Vietnam vet resigns from motorcycle club over POW status dispute
By Jim Warren
Ron Bump has resigned from Lexington's Bopsters Motorcycle Club in the wake of reports that he was not a prisoner of war in Vietnam as he had claimed.
Bopsters president Billy Adams said Thursday that club officials asked for and received Bump's resignation after learning that he was not on the U.S. Defense Department's official list of prisoners of war from Vietnam. Club members were unaware that he wasn't on the list, Adams said.
"It was something our club couldn't tolerate," Adams said. "We're all for the POW-MIAs and we do a lot of work with the POW-MIAS. We are a charity club; we help the police department, the fire department and other organizations."

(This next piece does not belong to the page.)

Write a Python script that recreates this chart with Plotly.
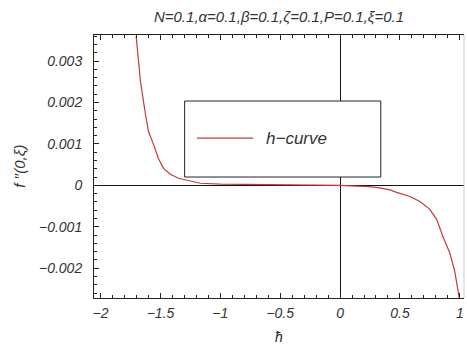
import plotly.graph_objects as go

# data
h_vals = [-1.703, -1.667, -1.625, -1.600, -1.558, -1.517, -1.475, -1.417, -1.35, -1.275,
          -1.167, -1.0, -0.75, -0.5, -0.25, 0.0, 0.139, 0.25, 0.33, 0.417, 0.4725, 0.583,
          0.667, 0.75, 0.806, 0.858, 0.917, 0.958, 0.986, 1.0]
f_vals = [0.0036, 0.00251, 0.00171, 0.0013, 0.00099, 0.00065, 0.00041, 0.00027, 0.00017,
          0.00012, 0.00005, 0.00003, 0.000025, 0.00002, 0.00001, 0.0, -0.00002, -0.00003,
          -0.00006, -0.00011, -0.00017, -0.00027, -0.00039, -0.00058, -0.00082, -0.00123,
          -0.00164, -0.00208, -0.00256, -0.0028]
x_ticks = [-2, -1.5, -1, -0.5, 0, 0.5, 1]
x_tick_text = ["−2", "−1.5", "−1", "−0.5", "0", "0.5", "1"]
y_ticks = [-0.002, -0.001, 0, 0.001, 0.002, 0.003]
y_tick_text = ["−0.002", "−0.001", "0", "0.001", "0.002", "0.003"]
series_name = "h−curve"
title_text = "N=0.1,α=0.1,β=0.1,ζ=0.1,P=0.1,ξ=0.1"

FONT = "Liberation Sans"
CURVE = "#c43a3a"

fig = go.Figure()
fig.add_trace(go.Scatter(x=h_vals, y=f_vals, mode="lines", name=series_name,
                         line=dict(color=CURVE, width=1.2),
                         showlegend=False))

axis_common = dict(
    showgrid=False, zeroline=True, zerolinecolor="#111", zerolinewidth=1,
    showline=True, linecolor="#222", linewidth=1,
    ticks="inside", ticklen=5, tickcolor="#222", tickwidth=1,
    tickfont=dict(family=FONT, size=14, color="#333", style="italic"),
)
fig.update_xaxes(**axis_common, range=[-2.055, 1.035], tickvals=x_ticks, ticktext=x_tick_text,
                 mirror="ticks", ticklabelstandoff=2,
                 minor=dict(dtick=0.1, tick0=0, ticks="inside", ticklen=3, tickcolor="#222"))
fig.update_yaxes(**axis_common, range=[-0.00272, 0.00363], tickvals=y_ticks, ticktext=y_tick_text,
                 mirror=False, ticklabelstandoff=8,
                 minor=dict(dtick=0.0002, tick0=0, ticks="inside", ticklen=3, tickcolor="#222"))

# faint right border
fig.add_shape(type="line", xref="paper", yref="paper", x0=1, x1=1, y0=0, y1=1,
              line=dict(color="#c8c8c8", width=1))

# legend box
fig.add_shape(type="rect", xref="paper", yref="paper", x0=0.245, x1=0.775, y0=0.460, y1=0.749,
              line=dict(color="#222", width=1), fillcolor="white", layer="above")
fig.add_shape(type="line", xref="paper", yref="paper", x0=0.278, x1=0.43, y0=0.608, y1=0.608,
              line=dict(color=CURVE, width=1.2), layer="above")
fig.add_annotation(text=series_name, xref="paper", yref="paper", x=0.459, y=0.608,
                   xanchor="left", yanchor="middle", showarrow=False,
                   font=dict(family=FONT, size=17, color="#333", style="italic"))

# axis labels
fig.add_annotation(text="ħ", xref="paper", yref="paper", x=0.5, y=-0.148,
                   xanchor="center", yanchor="middle", showarrow=False,
                   font=dict(family=FONT, size=14, color="#222", style="italic"))
fig.add_annotation(text="f ′′(0,ξ)", xref="paper", yref="paper", x=-0.2005, y=0.502,
                   xanchor="center", yanchor="middle", showarrow=False, textangle=-90,
                   font=dict(family=FONT, size=15, color="#333", style="italic"))

fig.update_layout(
    width=467, height=350,
    margin=dict(l=94, r=3, t=35, b=52),
    paper_bgcolor="white", plot_bgcolor="white",
    title=dict(text=title_text, x=0.5, xref="paper", y=1 - 17 / 350, yref="container",
               xanchor="center", yanchor="middle",
               font=dict(family=FONT, size=15, color="#333", style="italic")),
)

fig.write_html("out.html")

Bump served in Vietnam in 1968-70. He said he was captured and held as a prisoner of war after the Army helicopter he was on was shot down.

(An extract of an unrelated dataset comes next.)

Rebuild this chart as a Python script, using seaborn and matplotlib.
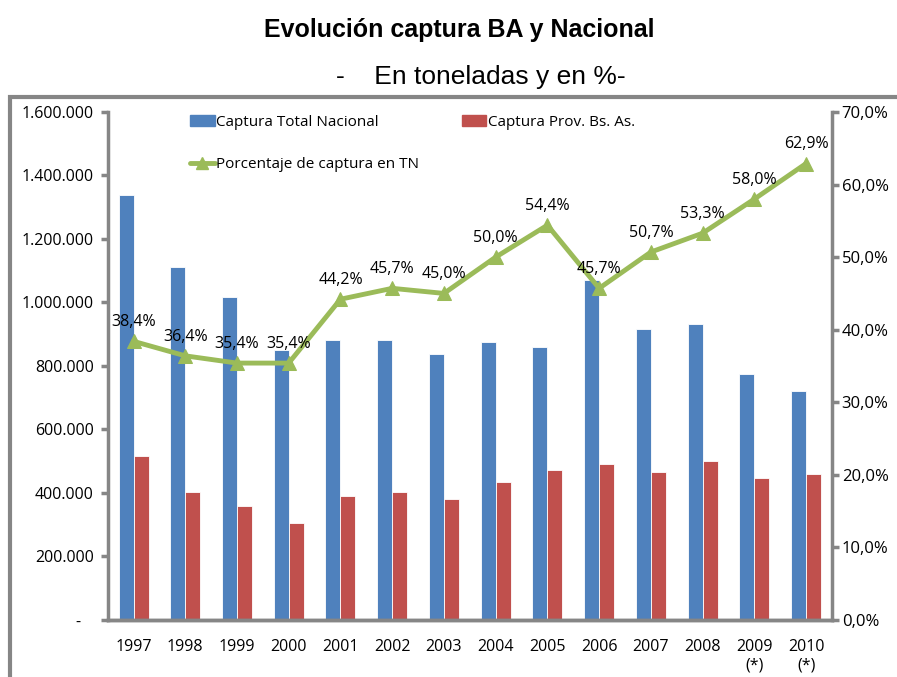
import numpy as np
import pandas as pd
import matplotlib
matplotlib.use("Agg")
import matplotlib.pyplot as plt
from matplotlib.lines import Line2D
from matplotlib.patches import Patch, Rectangle
import seaborn as sns

# data
years = ['1997', '1998', '1999', '2000', '2001', '2002', '2003',
         '2004', '2005', '2006', '2007', '2008', '2009\n(*)', '2010\n(*)']
nacional = [1340000, 1112000, 1018000, 851000, 881000, 881000, 837000,
            874000, 861000, 1070000, 918000, 932000, 775000, 722000]
bsas = [517000, 404000, 360000, 305000, 392000, 404000, 380000,
        436000, 473000, 492000, 467000, 500000, 448000, 461000]
pct = [38.4, 36.4, 35.4, 35.4, 44.2, 45.7, 45.0,
       50.0, 54.4, 45.7, 50.7, 53.3, 58.0, 62.9]

lbl_nac = 'Captura Total Nacional'
lbl_ba = 'Captura Prov. Bs. As.'
lbl_pct = 'Porcentaje de captura en TN'

c_blue = '#4F81BD'
c_red = '#C0504D'
c_green = '#9BBB59'
c_axis = '#868686'

df = pd.DataFrame({'Year': years * 2,
                   'Captura': nacional + bsas,
                   'Serie': [lbl_nac] * len(years) + [lbl_ba] * len(years)})

sns.set_style('white')
plt.rcParams['font.family'] = ['Open Sans', 'DejaVu Sans']
plt.rcParams['text.color'] = 'black'
plt.rcParams['xtick.labelcolor'] = 'black'
plt.rcParams['ytick.labelcolor'] = 'black'

fs = 11.5

fig = plt.figure(figsize=(8.97, 6.77), dpi=100)
ax = fig.add_axes([0.120, 0.0842, 0.8075, 0.7504])

sns.barplot(data=df, x='Year', y='Captura', hue='Serie',
            palette=[c_blue, c_red], width=0.58, saturation=1,
            edgecolor='white', linewidth=0.6, ax=ax, legend=False)
ax.set_xlim(-0.5, len(years) - 0.5)
ax.set_ylim(0, 1600000)
ax.set_yticks(np.arange(0, 1600001, 200000))
ax.set_yticklabels(['-   '] + ['{:,}'.format(v).replace(',', '.')
                                for v in range(200000, 1600001, 200000)])
ax.set_xlabel('')
ax.set_ylabel('')
ax.tick_params(axis='y', labelsize=fs, length=5, width=2.5, color=c_axis, pad=5)
ax.tick_params(axis='x', labelsize=fs, length=0, pad=14)
ax.set_xticks(np.arange(-0.5, len(years)), minor=True)
ax.tick_params(axis='x', which='minor', length=5, width=2.5, color=c_axis)

# percentage line on the right axis
ax2 = ax.twinx()
sns.lineplot(x=np.arange(len(years)), y=pct, ax=ax2, color=c_green,
             linewidth=3.5, marker='^', markersize=10, markeredgecolor=c_green)
ax2.set_ylim(0, 70)
ax2.set_yticks(np.arange(0, 71, 10))
ax2.set_yticklabels(['{:.1f}%'.format(v).replace('.', ',') for v in range(0, 71, 10)])
ax2.tick_params(axis='y', labelsize=fs + 0.5, length=5, width=2.5, color=c_axis, pad=2)
for i, p in enumerate(pct):
    ax2.annotate('{:.1f}%'.format(p).replace('.', ','), (i, p),
                 xytext=(0, 8), textcoords='offset points',
                 ha='center', va='bottom', fontsize=fs)

for a in (ax, ax2):
    a.spines['top'].set_visible(False)
    for side in ('left', 'right', 'bottom'):
        a.spines[side].set_color(c_axis)
        a.spines[side].set_linewidth(2.5)
ax2.spines['left'].set_visible(False)
ax.spines['right'].set_visible(False)

# legend
handles = [Patch(color=c_blue, label=lbl_nac),
           Line2D([], [], color=c_green, lw=3.5, marker='^', markersize=8, label=lbl_pct),
           Patch(color=c_red, label=lbl_ba)]
ax.legend(handles=handles, ncol=2, frameon=False, loc='upper left',
          bbox_to_anchor=(0.095, 1.022), fontsize=fs - 0.5, handlelength=1.6,
          handletextpad=0.1, columnspacing=2.8, labelspacing=1.8)

# titles
fig.text(0.512, 0.955, 'Evolución captura BA y Nacional', ha='center', va='center',
         fontsize=18, fontweight='bold', family='Liberation Sans')
fig.text(0.536, 0.887, '-    En toneladas y en %-', ha='center', va='center',
         fontsize=19, family='Liberation Sans')

# outer frame
fig.patches.append(Rectangle((10 / 897, -0.1), 1.2, (677 - 97) / 677 + 0.1,
                             transform=fig.transFigure, fill=False,
                             edgecolor=c_axis, linewidth=3))

fig.savefig('out.png', dpi=100)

A photograph of Bump, identifying him as a former prisoner of war, appeared on the front page of the Herald-Leader on Monday. He was in Washington with other Bopsters members attending an annual gathering of cycle groups at the Vietnam Memorial.
After the picture appeared, however, the newspaper received calls and e-mails from several people questioning Bump's prisoner-of-war status. A check of the Defense Department POW list turned up no one named Bump.